The risk-sensitive maximum principle for controlled forward–backward stochastic differential equations

Abstract

In this paper, we consider the risk-sensitive optimal control problem for forward–backward stochastic differential equations (FBSDEs). We consider two different cases: (Case 1) the drift and diffusion terms of the forward part are independent of the backward part (not fully-coupled FBSDE) and the running cost does not include the backward part; (Case 2) the fully-coupled FBSDE with terminal and initial costs. In both cases, the risk-sensitive objective functional is considered, the corresponding control domain is not necessarily convex, and the diffusion term of the forward part depends on control and state variables. In both cases, by using the nonlinear transformations of the equivalent risk-neutral problems, we obtain two (different) risk-sensitive maximum principles, which are characterized in terms of the variational inequalities. We show that the risk-sensitive maximum principle of (Case 1) consists of the two-coupled adjoint equations with an additional scalar adjoint equation, which are backward stochastic differential equations (BSDEs).

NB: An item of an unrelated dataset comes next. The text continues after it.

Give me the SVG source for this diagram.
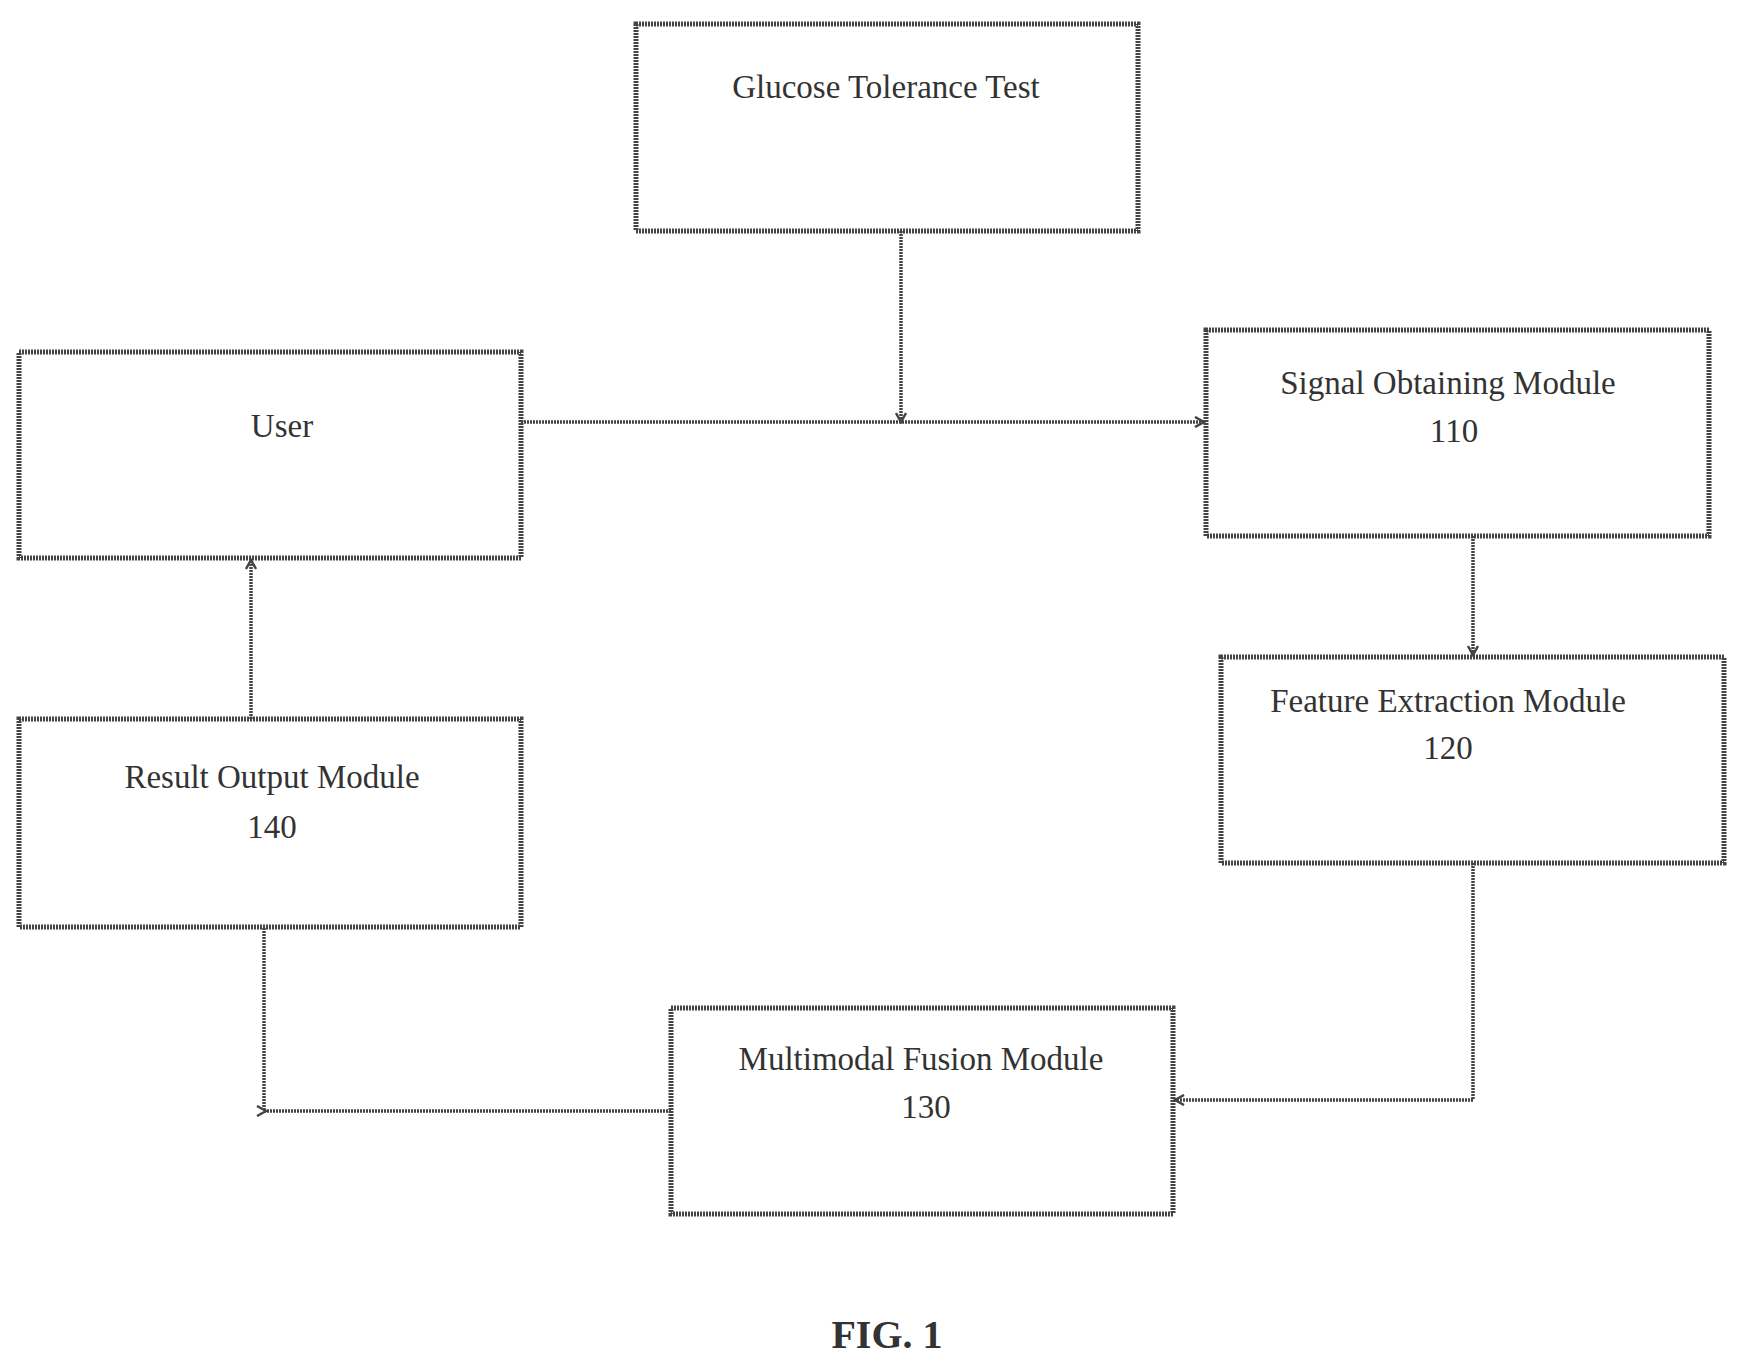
<svg xmlns="http://www.w3.org/2000/svg" width="1742" height="1366" viewBox="0 0 1742 1366">
<style>
.b{fill:#fff;stroke:#444;stroke-width:5;stroke-dasharray:2 1}
.t{font-family:"Liberation Serif",serif;font-size:33px;fill:#333;text-anchor:middle}
.c{fill:none;stroke:#444;stroke-width:3.5;stroke-dasharray:2 1}
</style>
<defs><marker id="a" markerWidth="12" markerHeight="12" refX="10" refY="6" orient="auto" markerUnits="userSpaceOnUse"><path d="M1,1 L10,6 L1,11" fill="none" stroke="#444" stroke-width="2.5"/></marker></defs>
<rect width="1742" height="1366" fill="#fff"/>
<g transform="translate(-4,0)">
<g id="glucose"><rect class="b" x="640" y="24" width="502" height="207"/><text class="t" x="890" y="98">Glucose Tolerance Test</text></g>
<g id="user"><rect class="b" x="23" y="352" width="502" height="206"/><text class="t" x="286" y="437">User</text></g>
<g id="signal"><rect class="b" x="1210" y="330" width="503" height="206"/><text class="t" x="1452" y="394">Signal Obtaining Module</text><text class="t" x="1458" y="442">110</text></g>
<g id="feature"><rect class="b" x="1225" y="657" width="503" height="206"/><text class="t" x="1452" y="712">Feature Extraction Module</text><text class="t" x="1452" y="759">120</text></g>
<g id="result"><rect class="b" x="23" y="719" width="502" height="208"/><text class="t" x="276" y="788">Result Output Module</text><text class="t" x="276" y="838">140</text></g>
<g id="fusion"><rect class="b" x="675" y="1008" width="502" height="206"/><text class="t" x="925" y="1070">Multimodal Fusion Module</text><text class="t" x="930" y="1118">130</text></g>
<text x="891" y="1348" style="font-family:'Liberation Serif',serif;font-size:40px;font-weight:bold;fill:#333;text-anchor:middle">FIG. 1</text>
<g id="connectors">
<path class="c" d="M905,231 V422" marker-end="url(#a)"/>
<path class="c" d="M525,422 H1208" marker-end="url(#a)"/>
<path class="c" d="M1477,536 V655" marker-end="url(#a)"/>
<path class="c" d="M1477,863 V1100 H1179" marker-end="url(#a)"/>
<path class="c" d="M675,1111 H268 V927"/>
<path class="c" d="M268,1111 H270" marker-end="url(#a)"/>
<path class="c" d="M255,719 V560" marker-end="url(#a)"/>
</g>
</g>
</svg>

The risk-sensitive maximum principle of (Case 2) consists of the two-coupled adjoint equations, which are coupled FBSDEs, with an additional scalar adjoint equation and optimality conditions. In both cases, the additional scalar adjoint equations are BSDEs, which are induced due to the nonlinear transformations of the adjoint processes in the equivalent risk-neutral problems. Through the application of results, we consider the linear–quadratic risk-sensitive optimal control problem for the linear FBSDE, and by using the risk-sensitive maximum principle of (Case 1), we characterize an explicit optimal solution.